<<<<

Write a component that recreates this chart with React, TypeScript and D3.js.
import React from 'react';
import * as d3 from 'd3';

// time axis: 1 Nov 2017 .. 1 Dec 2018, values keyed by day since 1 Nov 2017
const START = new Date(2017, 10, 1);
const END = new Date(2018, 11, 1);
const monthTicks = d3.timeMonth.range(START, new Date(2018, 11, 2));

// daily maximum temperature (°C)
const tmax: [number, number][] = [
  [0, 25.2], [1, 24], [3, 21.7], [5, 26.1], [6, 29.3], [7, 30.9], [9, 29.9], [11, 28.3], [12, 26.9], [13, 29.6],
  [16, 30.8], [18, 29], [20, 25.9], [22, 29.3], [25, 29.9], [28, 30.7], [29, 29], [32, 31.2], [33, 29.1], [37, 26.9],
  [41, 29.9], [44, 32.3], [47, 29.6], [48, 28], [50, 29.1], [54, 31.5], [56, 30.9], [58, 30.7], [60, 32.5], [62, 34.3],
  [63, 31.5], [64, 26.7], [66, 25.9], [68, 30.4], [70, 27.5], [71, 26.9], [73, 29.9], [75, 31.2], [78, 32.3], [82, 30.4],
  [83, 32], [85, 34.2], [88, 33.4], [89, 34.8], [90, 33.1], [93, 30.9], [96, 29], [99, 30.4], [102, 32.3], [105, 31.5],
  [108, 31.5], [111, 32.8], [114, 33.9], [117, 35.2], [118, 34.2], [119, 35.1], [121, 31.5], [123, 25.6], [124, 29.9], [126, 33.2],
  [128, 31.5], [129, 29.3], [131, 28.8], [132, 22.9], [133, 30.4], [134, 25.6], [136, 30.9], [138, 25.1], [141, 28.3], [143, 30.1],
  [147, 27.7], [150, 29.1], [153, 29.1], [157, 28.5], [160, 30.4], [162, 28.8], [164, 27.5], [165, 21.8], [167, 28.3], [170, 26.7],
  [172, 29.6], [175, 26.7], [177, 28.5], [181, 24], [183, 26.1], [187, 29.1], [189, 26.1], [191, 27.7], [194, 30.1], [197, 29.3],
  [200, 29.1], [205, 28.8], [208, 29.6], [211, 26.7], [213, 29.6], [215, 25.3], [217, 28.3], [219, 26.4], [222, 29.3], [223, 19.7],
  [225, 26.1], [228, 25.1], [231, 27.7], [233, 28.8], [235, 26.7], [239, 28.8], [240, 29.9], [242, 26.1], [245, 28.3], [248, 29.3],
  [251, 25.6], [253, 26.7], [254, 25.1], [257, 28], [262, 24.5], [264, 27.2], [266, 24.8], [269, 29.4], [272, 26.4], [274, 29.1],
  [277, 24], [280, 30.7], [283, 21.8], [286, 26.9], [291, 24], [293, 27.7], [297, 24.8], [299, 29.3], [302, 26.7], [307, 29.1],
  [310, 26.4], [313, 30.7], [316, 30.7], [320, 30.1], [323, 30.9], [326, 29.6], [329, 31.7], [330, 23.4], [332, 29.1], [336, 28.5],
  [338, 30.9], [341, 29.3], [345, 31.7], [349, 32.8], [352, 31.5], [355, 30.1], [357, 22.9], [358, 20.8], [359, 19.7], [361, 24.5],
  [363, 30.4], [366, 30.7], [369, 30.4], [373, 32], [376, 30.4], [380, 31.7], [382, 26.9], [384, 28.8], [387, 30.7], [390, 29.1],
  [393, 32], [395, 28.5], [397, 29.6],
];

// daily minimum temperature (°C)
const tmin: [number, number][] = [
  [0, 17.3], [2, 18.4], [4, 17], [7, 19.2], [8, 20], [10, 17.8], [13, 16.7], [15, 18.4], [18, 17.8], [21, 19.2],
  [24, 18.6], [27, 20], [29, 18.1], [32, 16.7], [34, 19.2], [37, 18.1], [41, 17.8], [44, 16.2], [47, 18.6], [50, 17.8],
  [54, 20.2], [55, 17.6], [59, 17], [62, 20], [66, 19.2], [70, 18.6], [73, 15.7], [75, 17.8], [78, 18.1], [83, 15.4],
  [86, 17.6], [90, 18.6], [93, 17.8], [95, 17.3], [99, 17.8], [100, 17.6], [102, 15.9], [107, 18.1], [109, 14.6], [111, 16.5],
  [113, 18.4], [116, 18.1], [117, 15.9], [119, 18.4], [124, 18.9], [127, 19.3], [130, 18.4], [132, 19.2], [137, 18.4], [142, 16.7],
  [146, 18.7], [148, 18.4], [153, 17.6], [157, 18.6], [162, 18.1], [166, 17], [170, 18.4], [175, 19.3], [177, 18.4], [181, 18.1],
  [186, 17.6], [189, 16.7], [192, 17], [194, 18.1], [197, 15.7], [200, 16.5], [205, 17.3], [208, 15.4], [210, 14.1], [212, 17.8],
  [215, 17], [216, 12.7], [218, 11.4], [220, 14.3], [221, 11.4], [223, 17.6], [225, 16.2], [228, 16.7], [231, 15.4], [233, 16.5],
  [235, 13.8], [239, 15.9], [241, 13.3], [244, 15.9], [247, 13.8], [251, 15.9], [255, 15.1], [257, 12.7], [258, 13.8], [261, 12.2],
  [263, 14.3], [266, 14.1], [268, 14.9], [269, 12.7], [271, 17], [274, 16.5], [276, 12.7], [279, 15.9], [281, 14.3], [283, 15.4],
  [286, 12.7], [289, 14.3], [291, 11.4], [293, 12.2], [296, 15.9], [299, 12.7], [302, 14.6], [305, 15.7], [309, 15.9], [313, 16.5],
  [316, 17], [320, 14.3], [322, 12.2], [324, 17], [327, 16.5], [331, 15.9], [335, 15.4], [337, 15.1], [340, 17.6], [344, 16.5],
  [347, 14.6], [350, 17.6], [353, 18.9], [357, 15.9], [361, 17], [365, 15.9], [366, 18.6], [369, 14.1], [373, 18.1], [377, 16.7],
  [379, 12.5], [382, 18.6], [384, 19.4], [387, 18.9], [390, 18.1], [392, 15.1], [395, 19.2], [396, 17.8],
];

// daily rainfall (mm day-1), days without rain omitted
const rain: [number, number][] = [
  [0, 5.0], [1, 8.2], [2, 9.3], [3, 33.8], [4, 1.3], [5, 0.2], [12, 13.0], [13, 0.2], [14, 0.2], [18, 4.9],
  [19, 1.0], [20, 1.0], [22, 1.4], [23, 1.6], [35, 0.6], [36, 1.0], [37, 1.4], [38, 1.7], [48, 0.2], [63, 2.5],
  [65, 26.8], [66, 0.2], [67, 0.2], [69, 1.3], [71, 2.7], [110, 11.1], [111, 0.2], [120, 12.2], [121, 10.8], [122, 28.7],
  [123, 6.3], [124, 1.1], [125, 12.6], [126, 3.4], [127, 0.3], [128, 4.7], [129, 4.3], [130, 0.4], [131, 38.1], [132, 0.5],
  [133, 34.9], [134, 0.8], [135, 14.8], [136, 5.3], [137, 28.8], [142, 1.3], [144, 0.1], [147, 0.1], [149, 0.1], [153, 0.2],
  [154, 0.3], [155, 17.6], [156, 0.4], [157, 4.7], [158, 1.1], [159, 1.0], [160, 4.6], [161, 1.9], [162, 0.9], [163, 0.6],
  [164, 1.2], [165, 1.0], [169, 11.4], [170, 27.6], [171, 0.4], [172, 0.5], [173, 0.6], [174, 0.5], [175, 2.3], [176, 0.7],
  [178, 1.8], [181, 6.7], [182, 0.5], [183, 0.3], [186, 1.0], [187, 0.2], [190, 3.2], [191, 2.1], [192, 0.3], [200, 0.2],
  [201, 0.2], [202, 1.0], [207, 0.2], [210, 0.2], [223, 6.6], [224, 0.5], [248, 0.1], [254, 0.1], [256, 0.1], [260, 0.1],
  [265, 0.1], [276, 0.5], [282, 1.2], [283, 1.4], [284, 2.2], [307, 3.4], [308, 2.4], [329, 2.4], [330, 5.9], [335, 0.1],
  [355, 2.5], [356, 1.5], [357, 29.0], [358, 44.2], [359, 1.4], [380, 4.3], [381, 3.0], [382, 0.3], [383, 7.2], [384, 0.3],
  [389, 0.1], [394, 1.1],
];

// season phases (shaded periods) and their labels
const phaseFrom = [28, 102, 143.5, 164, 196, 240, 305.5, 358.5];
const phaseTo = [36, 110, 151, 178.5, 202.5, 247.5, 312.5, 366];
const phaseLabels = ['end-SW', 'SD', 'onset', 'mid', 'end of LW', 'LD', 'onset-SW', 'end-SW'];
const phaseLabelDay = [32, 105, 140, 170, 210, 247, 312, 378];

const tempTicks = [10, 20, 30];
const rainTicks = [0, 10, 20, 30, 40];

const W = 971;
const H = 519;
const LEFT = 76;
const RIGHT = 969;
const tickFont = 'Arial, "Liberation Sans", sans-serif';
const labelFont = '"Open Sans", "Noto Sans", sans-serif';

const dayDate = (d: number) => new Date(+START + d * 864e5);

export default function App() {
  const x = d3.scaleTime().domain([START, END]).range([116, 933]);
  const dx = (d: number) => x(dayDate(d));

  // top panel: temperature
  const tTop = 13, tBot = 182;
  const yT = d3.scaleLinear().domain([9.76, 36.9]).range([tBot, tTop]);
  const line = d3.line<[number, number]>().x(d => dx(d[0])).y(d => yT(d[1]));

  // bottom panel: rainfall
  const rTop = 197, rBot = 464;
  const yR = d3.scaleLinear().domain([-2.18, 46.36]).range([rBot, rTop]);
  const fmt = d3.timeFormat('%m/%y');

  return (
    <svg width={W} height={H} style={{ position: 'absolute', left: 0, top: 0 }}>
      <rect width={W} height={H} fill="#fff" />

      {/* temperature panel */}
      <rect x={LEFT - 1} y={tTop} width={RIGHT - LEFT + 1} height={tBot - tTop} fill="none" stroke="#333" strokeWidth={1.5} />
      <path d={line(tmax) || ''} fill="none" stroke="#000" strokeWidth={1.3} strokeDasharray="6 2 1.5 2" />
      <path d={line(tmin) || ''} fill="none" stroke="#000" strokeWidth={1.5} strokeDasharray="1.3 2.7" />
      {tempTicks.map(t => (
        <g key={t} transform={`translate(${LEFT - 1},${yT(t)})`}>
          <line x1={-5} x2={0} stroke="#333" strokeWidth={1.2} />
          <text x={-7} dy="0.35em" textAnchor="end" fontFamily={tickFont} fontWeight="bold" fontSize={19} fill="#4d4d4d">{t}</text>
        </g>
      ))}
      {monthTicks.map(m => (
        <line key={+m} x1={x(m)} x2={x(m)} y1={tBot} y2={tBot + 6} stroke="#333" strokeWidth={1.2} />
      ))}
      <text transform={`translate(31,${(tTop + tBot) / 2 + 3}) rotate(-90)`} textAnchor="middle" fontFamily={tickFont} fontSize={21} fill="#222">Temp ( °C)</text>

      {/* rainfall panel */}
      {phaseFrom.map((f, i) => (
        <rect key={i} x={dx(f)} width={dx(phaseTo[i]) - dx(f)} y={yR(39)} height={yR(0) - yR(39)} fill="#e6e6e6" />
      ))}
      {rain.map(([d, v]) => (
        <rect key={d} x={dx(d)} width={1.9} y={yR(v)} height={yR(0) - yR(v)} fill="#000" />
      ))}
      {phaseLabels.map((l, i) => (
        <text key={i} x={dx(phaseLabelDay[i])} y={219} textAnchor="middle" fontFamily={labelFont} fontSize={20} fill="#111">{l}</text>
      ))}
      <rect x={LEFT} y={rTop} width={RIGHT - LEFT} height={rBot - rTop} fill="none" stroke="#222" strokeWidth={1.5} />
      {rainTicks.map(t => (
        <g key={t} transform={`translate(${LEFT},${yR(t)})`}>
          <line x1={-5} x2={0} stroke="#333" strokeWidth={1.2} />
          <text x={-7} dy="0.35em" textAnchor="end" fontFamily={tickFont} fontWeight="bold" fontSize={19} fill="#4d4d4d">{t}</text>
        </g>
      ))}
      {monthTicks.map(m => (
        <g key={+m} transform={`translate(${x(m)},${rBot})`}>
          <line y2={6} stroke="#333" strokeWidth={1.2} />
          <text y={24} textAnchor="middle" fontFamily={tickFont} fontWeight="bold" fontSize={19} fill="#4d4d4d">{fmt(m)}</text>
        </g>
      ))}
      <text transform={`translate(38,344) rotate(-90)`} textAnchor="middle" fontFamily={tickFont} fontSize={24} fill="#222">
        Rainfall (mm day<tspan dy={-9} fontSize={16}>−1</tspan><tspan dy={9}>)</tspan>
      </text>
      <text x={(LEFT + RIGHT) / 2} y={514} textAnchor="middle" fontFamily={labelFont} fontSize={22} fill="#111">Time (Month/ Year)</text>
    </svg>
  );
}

>>>>

Your instructions: Emit, unaltered, the lines from the top of the listing down through the line that holds "const monthTicks = d3.timeMonth.range(START, new"; emit nothing else.

Exercise solution:
Write a component that recreates this chart with React, TypeScript and D3.js.
import React from 'react';
import * as d3 from 'd3';

// time axis: 1 Nov 2017 .. 1 Dec 2018, values keyed by day since 1 Nov 2017
const START = new Date(2017, 10, 1);
const END = new Date(2018, 11, 1);
const monthTicks = d3.timeMonth.range(START, new Date(2018, 11, 2));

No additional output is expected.